WHAT THIS TASK INVOLVES: Leave out the pictures; transcribe all else exactly.
— BEGIN SUPPLIED DATA —
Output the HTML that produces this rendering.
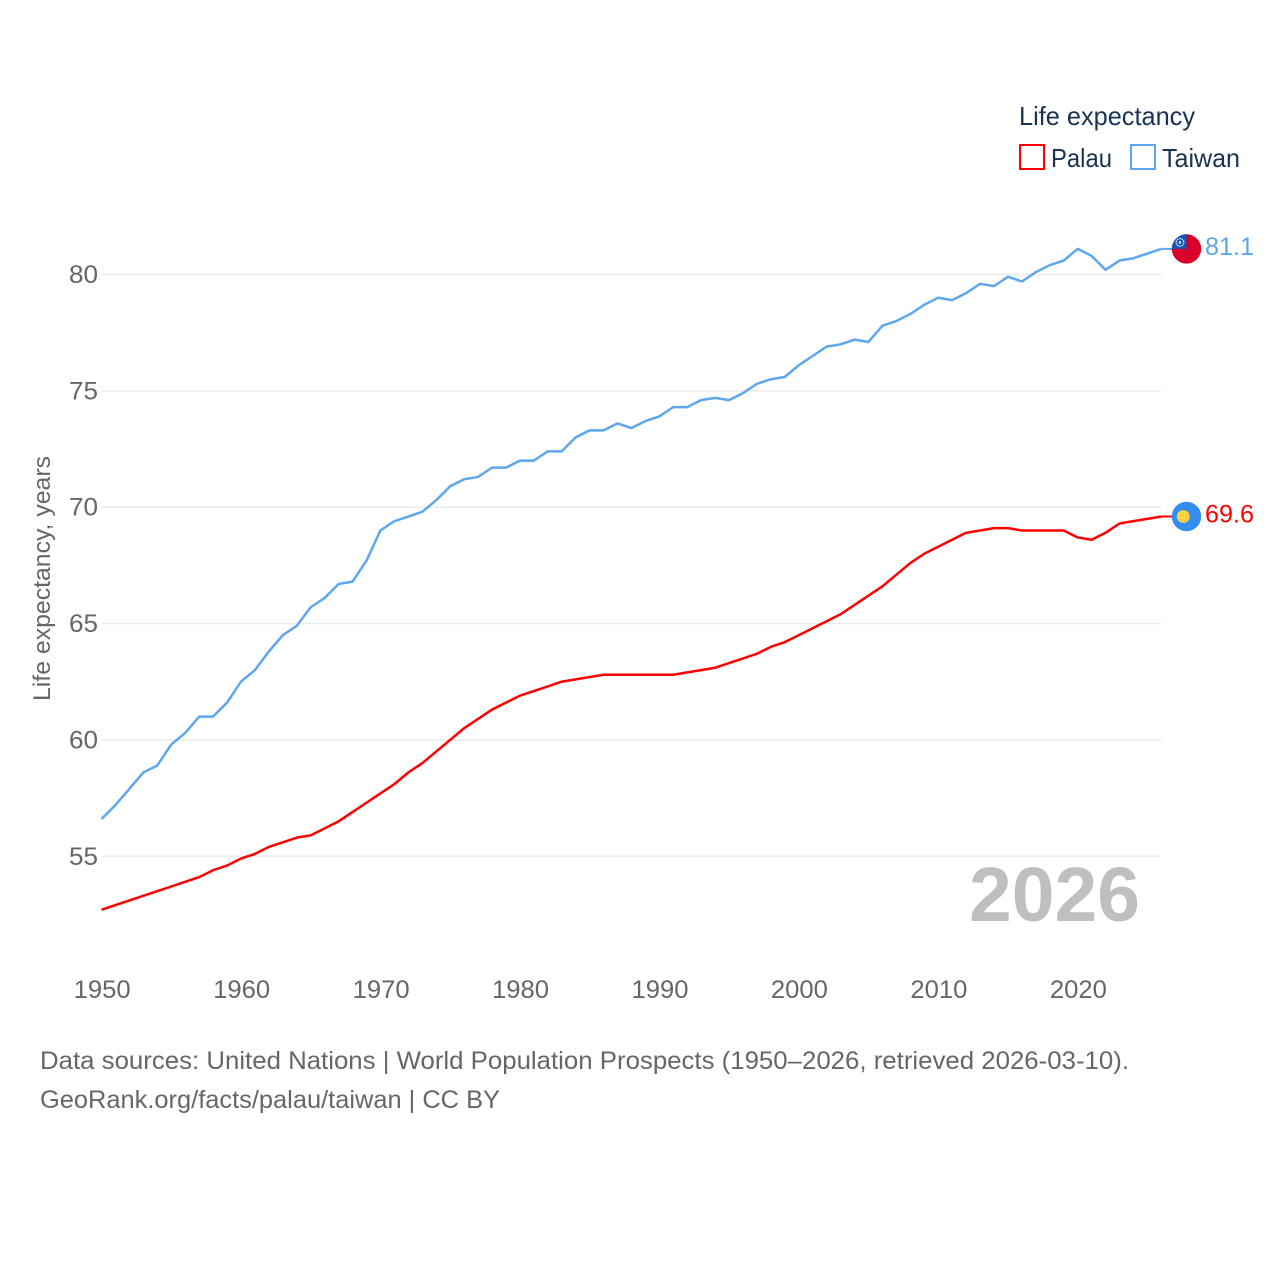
<!DOCTYPE html>
<html lang="en">
<head>
<meta charset="utf-8">
<title>Life expectancy: Palau and Taiwan</title>
<style>
html,body{margin:0;padding:0;background:#fff;width:1280px;height:1280px;overflow:hidden}
svg{display:block;font-family:"Liberation Sans",sans-serif}
</style>
</head>
<body>
<svg id="chart" width="1280" height="1280" viewBox="0 0 1280 1280" xmlns="http://www.w3.org/2000/svg">
  <rect width="1280" height="1280" fill="#ffffff"/>
  <g id="grid"></g>
  <g id="yticks"></g>
  <g id="xticks"></g>
  <text transform="translate(50,701) rotate(-90)" font-size="24" fill="#666666" textLength="245" lengthAdjust="spacingAndGlyphs">Life expectancy, years</text>
  <text x="969" y="921" font-size="77" font-weight="700" fill="#bfbfbf" textLength="171" lengthAdjust="spacingAndGlyphs">2026</text>
  <path id="line-taiwan" fill="none" stroke="#5ea6ee" stroke-width="2.5" stroke-linejoin="round"/>
  <path id="line-palau" fill="none" stroke="#ff0000" stroke-width="2.5" stroke-linejoin="round"/>
  <g id="end-taiwan">
    <defs><clipPath id="flag-clip"><circle cx="0" cy="0" r="14.7"/></clipPath></defs>
    <line x1="-25" x2="-14" y1="0" y2="0" stroke="#5ea6ee" stroke-width="2"/>
    <g clip-path="url(#flag-clip)">
      <rect x="-15" y="-15" width="30" height="30" fill="#d9002b"/>
      <rect x="-15" y="-15" width="15" height="15" fill="#1454b4"/>
      <circle cx="-6.5" cy="-6.5" r="3.8" fill="none" stroke="#cfe0f5" stroke-width="1.4" stroke-dasharray="1.6 0.8"/>
      <circle cx="-6.5" cy="-6.5" r="1.2" fill="#ffffff"/>
    </g>
    <text id="value-taiwan" x="18.5" y="6" font-size="25" fill="#5ea6ee" textLength="49" lengthAdjust="spacingAndGlyphs"></text>
  </g>
  <g id="end-palau">
    <line x1="-25" x2="-14" y1="0" y2="0" stroke="#ff0000" stroke-width="2"/>
    <g>
      <circle cx="0" cy="0" r="14.7" fill="#338ef0"/>
      <circle cx="-3.2" cy="0" r="6.4" fill="#ffd23f"/>
    </g>
    <text id="value-palau" x="18.5" y="6" font-size="25" fill="#ff0000" textLength="49" lengthAdjust="spacingAndGlyphs"></text>
  </g>
  <g>
    <text x="1019" y="125" font-size="26" fill="#1a3354" textLength="176" lengthAdjust="spacingAndGlyphs">Life expectancy</text>
    <g>
      <rect x="1020" y="145" width="24" height="24" fill="#ffffff" stroke="#ff0000" stroke-width="2"/>
      <text x="1051" y="167" font-size="26" fill="#1a3354" textLength="61" lengthAdjust="spacingAndGlyphs">Palau</text>
    </g>
    <g>
      <rect x="1131" y="145" width="24" height="24" fill="#ffffff" stroke="#5ea6ee" stroke-width="2"/>
      <text x="1162" y="167" font-size="26" fill="#1a3354" textLength="78" lengthAdjust="spacingAndGlyphs">Taiwan</text>
    </g>
  </g>
  <text x="40" y="1069" font-size="25" fill="#666666" textLength="1089" lengthAdjust="spacingAndGlyphs">Data sources: United Nations | World Population Prospects (1950–2026, retrieved 2026-03-10).</text>
  <text x="40" y="1108" font-size="25" fill="#666666" textLength="460" lengthAdjust="spacingAndGlyphs">GeoRank.org/facts/palau/taiwan | CC BY</text>
</svg>
<script>
const startYear = 1950;
const xTickYears = [1950, 1960, 1970, 1980, 1990, 2000, 2010, 2020];
const yTickValues = [55, 60, 65, 70, 75, 80];
const taiwanValues = [56.6,57.2,57.9,58.6,58.9,59.8,60.3,61.0,61.0,61.6,
  62.5,63.0,63.8,64.5,64.9,65.7,66.1,66.7,66.8,67.7,
  69.0,69.4,69.6,69.8,70.3,70.9,71.2,71.3,71.7,71.7,
  72.0,72.0,72.4,72.4,73.0,73.3,73.3,73.6,73.4,73.7,
  73.9,74.3,74.3,74.6,74.7,74.6,74.9,75.3,75.5,75.6,
  76.1,76.5,76.9,77.0,77.2,77.1,77.8,78.0,78.3,78.7,
  79.0,78.9,79.2,79.6,79.5,79.9,79.7,80.1,80.4,80.6,
  81.1,80.8,80.2,80.6,80.7,80.9,81.1];
const palauValues = [52.7,52.9,53.1,53.3,53.5,53.7,53.9,54.1,54.4,54.6,
  54.9,55.1,55.4,55.6,55.8,55.9,56.2,56.5,56.9,57.3,
  57.7,58.1,58.6,59.0,59.5,60.0,60.5,60.9,61.3,61.6,
  61.9,62.1,62.3,62.5,62.6,62.7,62.8,62.8,62.8,62.8,
  62.8,62.8,62.9,63.0,63.1,63.3,63.5,63.7,64.0,64.2,
  64.5,64.8,65.1,65.4,65.8,66.2,66.6,67.1,67.6,68.0,
  68.3,68.6,68.9,69.0,69.1,69.1,69.0,69.0,69.0,69.0,
  68.7,68.6,68.9,69.3,69.4,69.5,69.6];

const NS = 'http://www.w3.org/2000/svg';
function xScale(year) { return 101.5 + (year - 1950) * 13.945; }
function yScale(value) { return 274.5 + (80 - value) * 23.27; }
function linePath(values) {
  return values.map(function (v, i) {
    return (i ? 'L' : 'M') + xScale(startYear + i).toFixed(2) + ' ' + yScale(v).toFixed(2);
  }).join('');
}

const lastYear = startYear + taiwanValues.length - 1;
const gridGroup = document.getElementById('grid');
const yGroup = document.getElementById('yticks');
const xGroup = document.getElementById('xticks');

yTickValues.forEach(function (v) {
  const gl = document.createElementNS(NS, 'line');
  
  
  gl.setAttribute('x1', xScale(startYear));
  gl.setAttribute('x2', xScale(lastYear));
  gl.setAttribute('y1', yScale(v));
  gl.setAttribute('y2', yScale(v));
  gl.setAttribute('stroke', '#ebebeb');
  gl.setAttribute('stroke-width', '1.5');
  gridGroup.appendChild(gl);

  const t = document.createElementNS(NS, 'text');
  
  
  t.setAttribute('x', 69);
  t.setAttribute('y', yScale(v) + 8.5);
  t.setAttribute('font-size', '25');
  t.setAttribute('fill', '#666666');
  t.setAttribute('textLength', '29');
  t.setAttribute('lengthAdjust', 'spacingAndGlyphs');
  t.textContent = String(v);
  yGroup.appendChild(t);
});

xTickYears.forEach(function (y) {
  const t = document.createElementNS(NS, 'text');
  
  
  t.setAttribute('x', xScale(y) + 0.7);
  t.setAttribute('y', 998);
  t.setAttribute('text-anchor', 'middle');
  t.setAttribute('font-size', '25');
  t.setAttribute('fill', '#666666');
  t.setAttribute('textLength', '57');
  t.setAttribute('lengthAdjust', 'spacingAndGlyphs');
  t.textContent = String(y);
  xGroup.appendChild(t);
});

document.getElementById('line-taiwan').setAttribute('d', linePath(taiwanValues));
document.getElementById('line-palau').setAttribute('d', linePath(palauValues));

const taiwanLast = taiwanValues[taiwanValues.length - 1];
const palauLast = palauValues[palauValues.length - 1];
document.getElementById('end-taiwan').setAttribute('transform', 'translate(1186.5,' + yScale(taiwanLast) + ')');
document.getElementById('end-palau').setAttribute('transform', 'translate(1186.5,' + yScale(palauLast) + ')');
document.getElementById('value-taiwan').textContent = taiwanLast.toFixed(1);
document.getElementById('value-palau').textContent = palauLast.toFixed(1);
</script>
</body>
</html>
— END SUPPLIED DATA —
RIGHT ANSWER:
Output the HTML that produces this rendering.
<!DOCTYPE html>
<html lang="en">
<head>
<meta charset="utf-8">
<title>Life expectancy: Palau and Taiwan</title>
<style>
html,body{margin:0;padding:0;background:#fff;width:1280px;height:1280px;overflow:hidden}
svg{display:block;font-family:"Liberation Sans",sans-serif}
</style>
</head>
<body>
<svg id="chart" width="1280" height="1280" viewBox="0 0 1280 1280" xmlns="http://www.w3.org/2000/svg">
  <rect width="1280" height="1280" fill="#ffffff"/>
  <g id="grid"></g>
  <g id="yticks"></g>
  <g id="xticks"></g>
  <text transform="translate(50,701) rotate(-90)" font-size="24" fill="#666666" textLength="245" lengthAdjust="spacingAndGlyphs">Life expectancy, years</text>
  <text x="969" y="921" font-size="77" font-weight="700" fill="#bfbfbf" textLength="171" lengthAdjust="spacingAndGlyphs">2026</text>
  <path id="line-taiwan" fill="none" stroke="#5ea6ee" stroke-width="2.5" stroke-linejoin="round"/>
  <path id="line-palau" fill="none" stroke="#ff0000" stroke-width="2.5" stroke-linejoin="round"/>
  <g id="end-taiwan">
    <defs><clipPath id="flag-clip"><circle cx="0" cy="0" r="14.7"/></clipPath></defs>
    <line x1="-25" x2="-14" y1="0" y2="0" stroke="#5ea6ee" stroke-width="2"/>
    <g clip-path="url(#flag-clip)">
      <rect x="-15" y="-15" width="30" height="30" fill="#d9002b"/>
      <rect x="-15" y="-15" width="15" height="15" fill="#1454b4"/>
      <circle cx="-6.5" cy="-6.5" r="3.8" fill="none" stroke="#cfe0f5" stroke-width="1.4" stroke-dasharray="1.6 0.8"/>
      <circle cx="-6.5" cy="-6.5" r="1.2" fill="#ffffff"/>
    </g>
    <text id="value-taiwan" x="18.5" y="6" font-size="25" fill="#5ea6ee" textLength="49" lengthAdjust="spacingAndGlyphs"></text>
  </g>
  <g id="end-palau">
    <line x1="-25" x2="-14" y1="0" y2="0" stroke="#ff0000" stroke-width="2"/>
    <g>
      <circle cx="0" cy="0" r="14.7" fill="#338ef0"/>
      <circle cx="-3.2" cy="0" r="6.4" fill="#ffd23f"/>
    </g>
    <text id="value-palau" x="18.5" y="6" font-size="25" fill="#ff0000" textLength="49" lengthAdjust="spacingAndGlyphs"></text>
  </g>
  <g>
    <text x="1019" y="125" font-size="26" fill="#1a3354" textLength="176" lengthAdjust="spacingAndGlyphs">Life expectancy</text>
    <g>
      <rect x="1020" y="145" width="24" height="24" fill="#ffffff" stroke="#ff0000" stroke-width="2"/>
      <text x="1051" y="167" font-size="26" fill="#1a3354" textLength="61" lengthAdjust="spacingAndGlyphs">Palau</text>
    </g>
    <g>
      <rect x="1131" y="145" width="24" height="24" fill="#ffffff" stroke="#5ea6ee" stroke-width="2"/>
      <text x="1162" y="167" font-size="26" fill="#1a3354" textLength="78" lengthAdjust="spacingAndGlyphs">Taiwan</text>
    </g>
  </g>
  <text x="40" y="1069" font-size="25" fill="#666666" textLength="1089" lengthAdjust="spacingAndGlyphs">Data sources: United Nations | World Population Prospects (1950–2026, retrieved 2026-03-10).</text>
  <text x="40" y="1108" font-size="25" fill="#666666" textLength="460" lengthAdjust="spacingAndGlyphs">GeoRank.org/facts/palau/taiwan | CC BY</text>
</svg>
<script>
const startYear = 1950;
const xTickYears = [1950, 1960, 1970, 1980, 1990, 2000, 2010, 2020];
const yTickValues = [55, 60, 65, 70, 75, 80];
const taiwanValues = [56.6,57.2,57.9,58.6,58.9,59.8,60.3,61.0,61.0,61.6,
  62.5,63.0,63.8,64.5,64.9,65.7,66.1,66.7,66.8,67.7,
  69.0,69.4,69.6,69.8,70.3,70.9,71.2,71.3,71.7,71.7,
  72.0,72.0,72.4,72.4,73.0,73.3,73.3,73.6,73.4,73.7,
  73.9,74.3,74.3,74.6,74.7,74.6,74.9,75.3,75.5,75.6,
  76.1,76.5,76.9,77.0,77.2,77.1,77.8,78.0,78.3,78.7,
  79.0,78.9,79.2,79.6,79.5,79.9,79.7,80.1,80.4,80.6,
  81.1,80.8,80.2,80.6,80.7,80.9,81.1];
const palauValues = [52.7,52.9,53.1,53.3,53.5,53.7,53.9,54.1,54.4,54.6,
  54.9,55.1,55.4,55.6,55.8,55.9,56.2,56.5,56.9,57.3,
  57.7,58.1,58.6,59.0,59.5,60.0,60.5,60.9,61.3,61.6,
  61.9,62.1,62.3,62.5,62.6,62.7,62.8,62.8,62.8,62.8,
  62.8,62.8,62.9,63.0,63.1,63.3,63.5,63.7,64.0,64.2,
  64.5,64.8,65.1,65.4,65.8,66.2,66.6,67.1,67.6,68.0,
  68.3,68.6,68.9,69.0,69.1,69.1,69.0,69.0,69.0,69.0,
  68.7,68.6,68.9,69.3,69.4,69.5,69.6];

const NS = 'http://www.w3.org/2000/svg';
function xScale(year) { return 101.5 + (year - 1950) * 13.945; }
function yScale(value) { return 274.5 + (80 - value) * 23.27; }
function linePath(values) {
  return values.map(function (v, i) {
    return (i ? 'L' : 'M') + xScale(startYear + i).toFixed(2) + ' ' + yScale(v).toFixed(2);
  }).join('');
}

const lastYear = startYear + taiwanValues.length - 1;
const gridGroup = document.getElementById('grid');
const yGroup = document.getElementById('yticks');
const xGroup = document.getElementById('xticks');

yTickValues.forEach(function (v) {
  const gl = document.createElementNS(NS, 'line');
  
  
  gl.setAttribute('x1', xScale(startYear));
  gl.setAttribute('x2', xScale(lastYear));
  gl.setAttribute('y1', yScale(v));
  gl.setAttribute('y2', yScale(v));
  gl.setAttribute('stroke', '#ebebeb');
  gl.setAttribute('stroke-width', '1.5');
  gridGroup.appendChild(gl);

  const t = document.createElementNS(NS, 'text');
  
  
  t.setAttribute('x', 69);
  t.setAttribute('y', yScale(v) + 8.5);
  t.setAttribute('font-size', '25');
  t.setAttribute('fill', '#666666');
  t.setAttribute('textLength', '29');
  t.setAttribute('lengthAdjust', 'spacingAndGlyphs');
  t.textContent = String(v);
  yGroup.appendChild(t);
});

xTickYears.forEach(function (y) {
  const t = document.createElementNS(NS, 'text');
  
  
  t.setAttribute('x', xScale(y) + 0.7);
  t.setAttribute('y', 998);
  t.setAttribute('text-anchor', 'middle');
  t.setAttribute('font-size', '25');
  t.setAttribute('fill', '#666666');
  t.setAttribute('textLength', '57');
  t.setAttribute('lengthAdjust', 'spacingAndGlyphs');
  t.textContent = String(y);
  xGroup.appendChild(t);
});

document.getElementById('line-taiwan').setAttribute('d', linePath(taiwanValues));
document.getElementById('line-palau').setAttribute('d', linePath(palauValues));

const taiwanLast = taiwanValues[taiwanValues.length - 1];
const palauLast = palauValues[palauValues.length - 1];
document.getElementById('end-taiwan').setAttribute('transform', 'translate(1186.5,' + yScale(taiwanLast) + ')');
document.getElementById('end-palau').setAttribute('transform', 'translate(1186.5,' + yScale(palauLast) + ')');
document.getElementById('value-taiwan').textContent = taiwanLast.toFixed(1);
document.getElementById('value-palau').textContent = palauLast.toFixed(1);
</script>
</body>
</html>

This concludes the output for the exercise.